Torres himself stated that he does not intend to resign to his position as Peru’s premier.

Since 2017, Peruvians have lived through five years of an ongoing political crisis and unstable government that has made them go through five different presidents over the past six years — three of them alone during the span of a single week in November 2020.

Castillo, who ran with the Marxist Free Peru party, narrowly won the 2021 elections amidst a shroud of controversy and fraud allegations. His arrival to the presidency has left an already shaky Peru even more unstable, with many of his ministers constantly resigning. In less than a year as president, Castillo has had to replace his entire cabinet of ministers four times and has gone through two impeachment processes.

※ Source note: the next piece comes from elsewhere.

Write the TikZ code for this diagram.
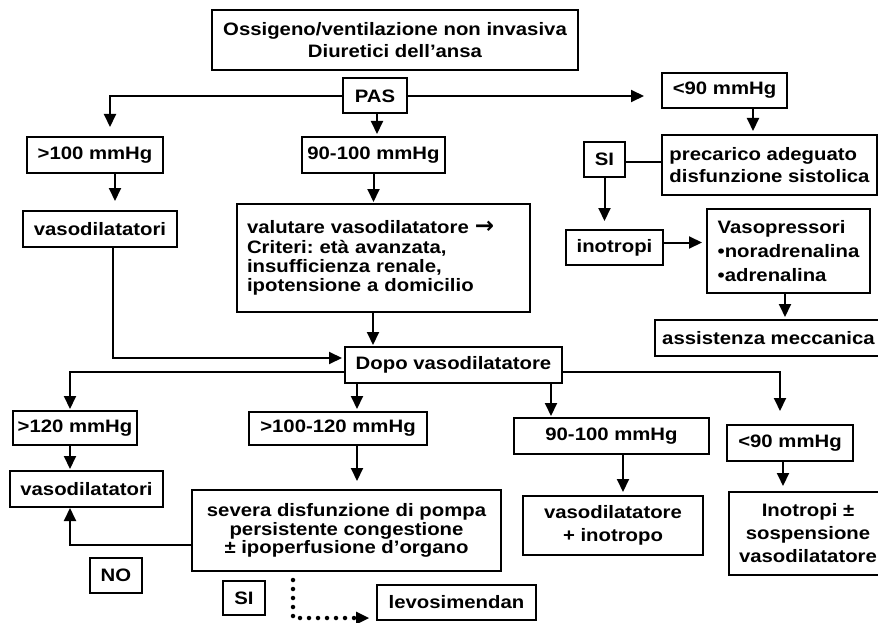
\documentclass[tikz,border=0pt]{standalone}
\usepackage{fontspec}
\setmainfont{Liberation Sans}[FakeStretch=1.13]
\newfontfamily\arrowfont{DejaVu Sans}
\usetikzlibrary{arrows.meta}
\tikzset{
  box/.style={draw, line width=2pt, inner sep=0pt, font=\frenchspacing\bfseries\fontsize{18}{22}\selectfont, align=center},
  ln/.style={line width=2pt},
  arr/.style={line width=2pt, -{Triangle[length=13pt,width=12pt]}},
  dotarr/.style={line width=4.5pt, line cap=round, dash pattern=on 0pt off 9pt, -{Triangle[length=13pt,width=13pt,line width=0pt]}}
}
\begin{document}
\begin{tikzpicture}[x=1pt,y=-1pt]
\useasboundingbox (0,0) rectangle (878,623);
% nodes
\node[box, minimum width=366, minimum height=60] (top) at (395,40) {Ossigeno/ventilazione non invasiva\\Diuretici dell’ansa};
\node[box, minimum width=64, minimum height=35] (pas) at (375,96) {PAS};
\node[box, minimum width=136, minimum height=36] (g100) at (95,155) {>100 mmHg};
\node[box, minimum width=143, minimum height=36] (m90100) at (373.5,155) {90-100 mmHg};
\node[box, minimum width=125, minimum height=35] (l90) at (724.5,90.5) {<90 mmHg};
\node[box, minimum width=215, minimum height=60, align=left] (pre) at (769.5,165) {precarico adeguato\\disfunzione sistolica};
\node[box, minimum width=41, minimum height=35] (si1) at (604.5,159.5) {SI};
\node[box, minimum width=154, minimum height=36] (vaso1) at (100,229) {vasodilatatori};
\node[box, minimum width=293, minimum height=108, text width=273, align=left, font=\frenchspacing\bfseries\fontsize{18}{19.3}\selectfont] (val) at (383.5,258) {valutare vasodilatatore {\arrowfont\bfseries\fontsize{23}{19}\selectfont →}\\Criteri: età avanzata,\\insufficienza renale,\\ipotensione a domicilio};
\node[box, minimum width=97, minimum height=35] (ino) at (614.5,247.5) {inotropi};
\node[box, minimum width=163, minimum height=84, align=left, font=\frenchspacing\bfseries\fontsize{18}{24}\selectfont] (vp) at (788.5,251) {Vasopressori\\•noradrenalina\\•adrenalina};
\node[box, minimum width=227, minimum height=36] (assist) at (768.5,338) {assistenza meccanica};
\node[box, minimum width=217, minimum height=36] (dopo) at (453.5,365) {Dopo vasodilatatore};
\node[box, minimum width=124, minimum height=34] (g120) at (75,428) {>120 mmHg};
\node[box, minimum width=178, minimum height=33] (g100120) at (338,428.5) {>100-120 mmHg};
\node[box, minimum width=195, minimum height=36] (m90100b) at (611.5,436) {90-100 mmHg};
\node[box, minimum width=126, minimum height=36] (l90b) at (790,443) {<90 mmHg};
\node[box, minimum width=153, minimum height=36] (vaso2) at (86.5,489) {vasodilatatori};
\node[box, minimum width=309, minimum height=81, font=\frenchspacing\bfseries\fontsize{18}{18.5}\selectfont] (sev) at (346.5,530.5) {severa disfunzione di pompa\\persistente congestione\\± ipoperfusione d’organo};
\node[box, minimum width=180, minimum height=59, font=\frenchspacing\bfseries\fontsize{18}{23}\selectfont] (vi) at (613,525.5) {vasodilatatore\\+ inotropo};
\node[box, minimum width=158, minimum height=83, font=\frenchspacing\bfseries\fontsize{18}{23}\selectfont] (inoB) at (808,533.5) {Inotropi ±\\sospensione\\vasodilatatore};
\node[box, minimum width=52, minimum height=35] (no) at (116,575.5) {NO};
\node[box, minimum width=42, minimum height=34] (si2) at (244,598) {SI};
\node[box, minimum width=159, minimum height=35] (levo) at (456.5,602.5) {levosimendan};
% connectors
\draw[arr, shorten >=9pt] (pas.west) -| ([xshift=15pt]g100.north);
\draw[arr, shorten >=17pt] (pas.east) -- (l90.west |- pas.east);
\draw[arr, shorten >=2pt] ([xshift=2pt]pas.south) -- ([xshift=2pt]pas.south |- m90100.north);
\draw[arr, shorten >=9pt] ([xshift=20pt]g100.south) -- ([xshift=20pt]g100.south |- vaso1.north);
\draw[arr, shorten >=1pt] (m90100.south) -- (m90100.south |- val.north);
\draw[arr, shorten >=3pt] ([xshift=28.5pt]l90.south) -- ([xshift=28.5pt]l90.south |- pre.north);
\draw[ln] ([yshift=-2.5pt]si1.east) -- ([yshift=-2.5pt]si1.east -| pre.west);
\draw[arr, shorten >=8pt] (si1.south) -- (si1.south |- ino.north);
\draw[arr, shorten >=4pt] ([yshift=5pt]ino.east) -- ([yshift=5pt]ino.east -| vp.west);
\draw[arr, shorten >=2pt] ([xshift=-3.5pt]vp.south) -- ([xshift=-3.5pt]vp.south |- assist.north);
\draw[arr, shorten >=2pt] ([xshift=13pt]vaso1.south) |- ([yshift=7pt]dopo.west);
\draw[arr, shorten >=1pt] ([xshift=-10.5pt]val.south) -- ([xshift=-10.5pt]val.south |- dopo.north);
\draw[arr, shorten >=1pt] ([yshift=-7pt]dopo.west) -| ([xshift=-5pt]g120.north);
\draw[arr, shorten >=13pt] ([yshift=-7pt]dopo.east) -| ([xshift=-10pt]l90b.north);
\draw[arr, shorten >=2pt] ([xshift=-96.5pt]dopo.south) -- ([xshift=-96.5pt]dopo.south |- g100120.north);
\draw[arr, shorten >=1pt] ([xshift=97.5pt]dopo.south) -- ([xshift=97.5pt]dopo.south |- m90100b.north);
\draw[arr, shorten >=1pt] ([xshift=-5pt]g120.south) -- ([xshift=-5pt]g120.south |- vaso2.north);
\draw[arr, shorten >=8pt] ([xshift=19pt]g100120.south) -- ([xshift=19pt]g100120.south |- sev.north);
\draw[arr, shorten >=3pt] ([xshift=11.5pt]m90100b.south) -- ([xshift=11.5pt]m90100b.south |- vi.north);
\draw[arr, shorten >=5pt] ([xshift=-7pt]l90b.south) -- ([xshift=-7pt]l90b.south |- inoB.north);
\draw[arr] ([yshift=-14.5pt]sev.west) -| ([xshift=-16.5pt]vaso2.south);
\coordinate (d1) at (293,580);
\draw[dotarr, shorten >=7pt] (d1) |- ([yshift=-15.5pt]levo.west);
\end{tikzpicture}
\end{document}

Castillo attempted to create distance between himself and the authoritarian regimes of Cuba, Venezuela, and Nicaragua this year by stating that he hoped Peru would not follow their “models” – a concession to the high unpopularity of leftist politics in the country generally – for which socialist dictator Nicolás Maduro accused him of being part of a “failed and cowardly” left. Fujimori, the candidate Castillo narrowly defeated, is the daughter of former conservative president Alberto Fujimori and a three-time presidential election loser.

In the event of Castillo’s resignation, Dina Boularte, Peru’s current vice-president, would assume the country’s presidency, and early elections would have to take place.